Boycott, divestment, sanctions, pay and conditions

Yes all those things in one article by Gabriel Ash in Dissident Voice. Gabriel has picked up on the leader of the UK's Universities and Colleges Union, Sally Hunt's stated reason for not personally supporting boycott, divestment and sanctions (BDS) proposals against Israel.
When I speak to members, they tell me they want their union to focus on pay and conditions.
Well, in his article, Why Boycott Israel? Because It’s Good for You, Gabriel says that the campaign for BDS is a part and parcel of the struggle for improved pay and conditions.
The major argument for boycotting Israel is that it is the right thing to do. And it is. But for those of us who live off wages and depend on public services, it is also the smart thing to do — especially in Europe, where the BDS campaign is now facing a vocal onslaught. Support for Israel is an important pillar of an islamophobic, anti-immigrant and pro-war front, which includes many in the political leadership of Europe; their final prize is finishing off the welfare state.
Then the writer makes a very bold claim:
In the second part, I will also show that it is this front — not the UCU — that is heir to Europe’s historical anti-Semitism.
And sure enough, in part II he proceeds to do just that:
What then lies at the root of this quite natural alliance between Christian fundamentalists, market fundamentalists, billionaires, Zionists, islamophobes, and garden variety warmongers?

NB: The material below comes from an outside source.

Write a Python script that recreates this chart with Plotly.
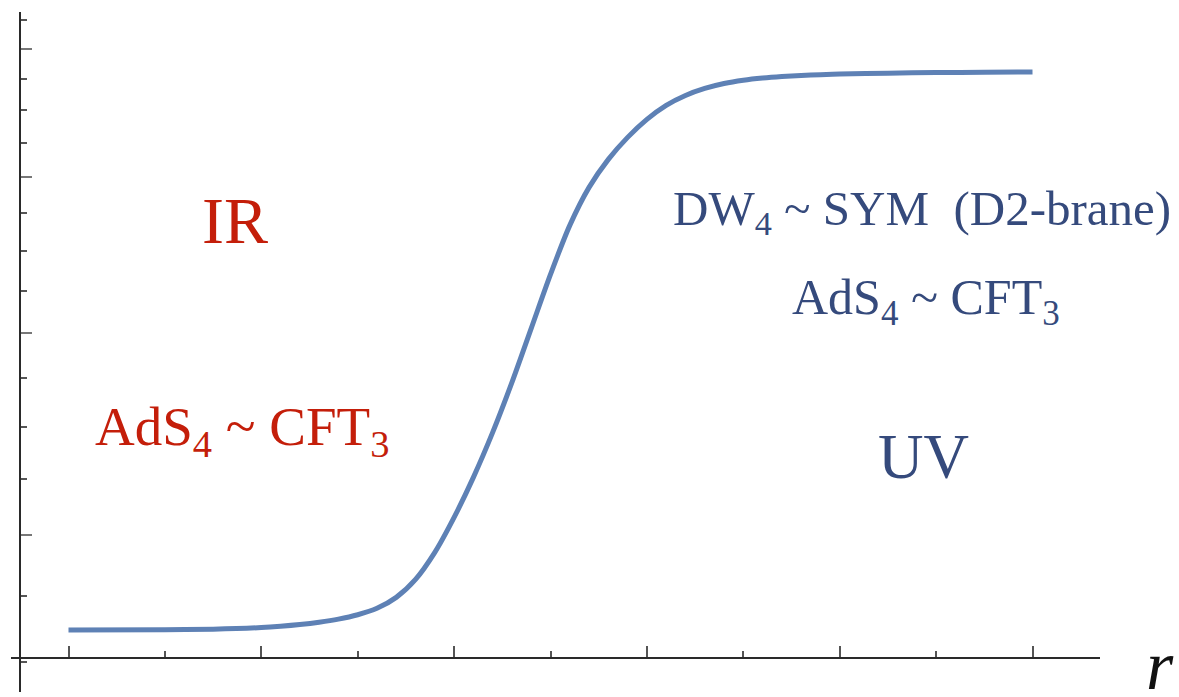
import plotly.graph_objects as go

# ---- data ----
r_vals = [0.0, 0.5, 0.75, 1.0, 1.1, 1.2, 1.3, 1.4, 1.5, 1.6, 1.7, 1.8, 1.9, 2.0,
          2.1, 2.2, 2.3, 2.4, 2.5, 2.6, 2.7, 2.8, 2.9, 3.0, 3.1, 3.2, 3.3, 3.4,
          3.5, 3.6, 3.7, 3.8, 3.9, 4.0, 4.25, 4.5, 4.75, 5.0]
f_vals = [10.474, 10.477, 10.486, 10.510, 10.529, 10.555, 10.590, 10.637, 10.704,
          10.803, 10.973, 11.258, 11.701, 12.300, 13.023, 13.886, 14.913, 16.108,
          17.399, 18.659, 19.699, 20.502, 21.156, 21.707, 22.145, 22.460, 22.685,
          22.845, 22.952, 23.024, 23.074, 23.110, 23.136, 23.156, 23.186, 23.206,
          23.216, 23.226]

x_major = [0, 1, 2, 3, 4, 5]
x_minor = [0.5, 1.5, 2.5, 3.5, 4.5]
y_major = [12, 16, 20, 24]
y_minor = [10, 11, 13, 14, 15, 17, 18, 19, 21, 22, 23, 25]

labels_ir = ["IR", "AdS<sub>4</sub> ~ CFT<sub>3</sub>"]
labels_uv = ["DW<sub>4</sub> ~ SYM\u00a0\u00a0(D2-brane)", "AdS<sub>4</sub> ~ CFT<sub>3</sub>", "UV"]
axis_label = "r"

# ---- layout geometry ----
W, H = 1179, 697
L, R, T, B = 11, 79, 12, 5
PW, PH = W - L - R, H - T - B

def px(xp):
    return (xp - L) / PW

def py(yp):
    return (H - B - yp) / PH

RED = "#C41E0A"
BLUE = "#354A7C"
FONT = "Liberation Serif"

fig = go.Figure()
fig.add_trace(go.Scatter(
    x=r_vals, y=f_vals, mode="lines",
    line=dict(color="#5E81B5", width=5, shape="spline", smoothing=0.8),
    hoverinfo="skip", showlegend=False,
))

annos = [
    (labels_ir[0], 235, 220, 66, RED),
    (labels_ir[1], 242, 430, 55, RED),
    (labels_uv[0], 922, 212, 49, BLUE),
    (labels_uv[1], 926, 301, 50, BLUE),
    (labels_uv[2], 923, 457, 63, BLUE),
]
annotations = []
for text, xp, yp, size, col in annos:
    annotations.append(dict(
        text=text, x=px(xp), y=py(yp), xref="paper", yref="paper",
        xanchor="center", yanchor="middle", showarrow=False,
        font=dict(family=FONT, size=size, color=col),
    ))
annotations.append(dict(
    text="<i>" + axis_label + "</i>", x=px(1160), y=py(665), xref="paper", yref="paper",
    xanchor="center", yanchor="middle", showarrow=False,
    font=dict(family=FONT, size=70, color="#111111"),
))

fig.update_layout(
    width=W, height=H,
    margin=dict(l=L, r=R, t=T, b=B, pad=0),
    paper_bgcolor="white", plot_bgcolor="white",
    annotations=annotations,
    xaxis=dict(
        range=[(11 - 68.5) / 192.8, (1100 - 68.5) / 192.8],
        anchor="free", position=py(658),
        showline=True, linecolor="#2a2a2a", linewidth=2,
        showgrid=False, zeroline=False, showticklabels=False,
        ticks="inside", tickmode="array", tickvals=x_major,
        ticklen=11, tickwidth=1.5, tickcolor="#555555",
        minor=dict(ticks="inside", tickmode="array", tickvals=x_minor,
                   ticklen=6, tickwidth=1.5, tickcolor="#555555", showgrid=False),
    ),
    yaxis=dict(
        type="log",
        range=[0.98168, 1.40314],
        anchor="free", position=px(20),
        showline=True, linecolor="#2a2a2a", linewidth=2,
        showgrid=False, zeroline=False, showticklabels=False,
        ticks="inside", tickmode="array", tickvals=y_major,
        ticklen=11, tickwidth=1.5, tickcolor="#777777",
        minor=dict(ticks="inside", tickmode="array", tickvals=y_minor,
                   ticklen=6, tickwidth=1.5, tickcolor="#555555", showgrid=False),
    ),
)

fig.write_html("out.html", config={"displayModeBar": False},
               post_script="document.body.style.margin='0px';document.body.style.overflow='hidden';")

Karl Schmitt, the Nazi philosopher of law who theorized the way to defend the Christian state from the twin evil of communism and liberalism, identified the essential basis of political authority in the power to name the enemy. For Schmitt, while leftists see the enemy across town, in the ruling class and the state, the problem with liberals is that they see no enemies. Communism must be opposed; but the liberal alternative is not up to the task, since, without enemies, politics degenerate. To defeat the liberal atrophy of politics as well as labor’s militant tendencies, Schmitt saw the necessity of having an existential enemy, one that the whole state can be fully mobilized against. The enemy creates the conditions for the exercise of decisive state power, free from the restraints imposed by law and the deadlocks of parliamentary politics. Although the debt is rarely acknowledged, that has been the guiding principle of right-wing reaction. One could read Huntington’s “Clash of Civilization” thesis as the globalization of Schmitt’s insight. While originally presented as descriptive, the “Clash of Civilization” has been so influential because it is in practice a political program, one tailored to combat what Huntington himself called elsewhere “an excess of democracy.” Does one needs to mention that Huntington also looks askance at unions? The raw Schmitt, however, is too clearly reactionary. The new Schmittianism of the Islamophobic front is a rightwing reaction veiled in the trappings of the traditional left.
I printed the article off to read it and it ran to ten pages so my little snippets can't do it justice. Well worth reading the whole thing.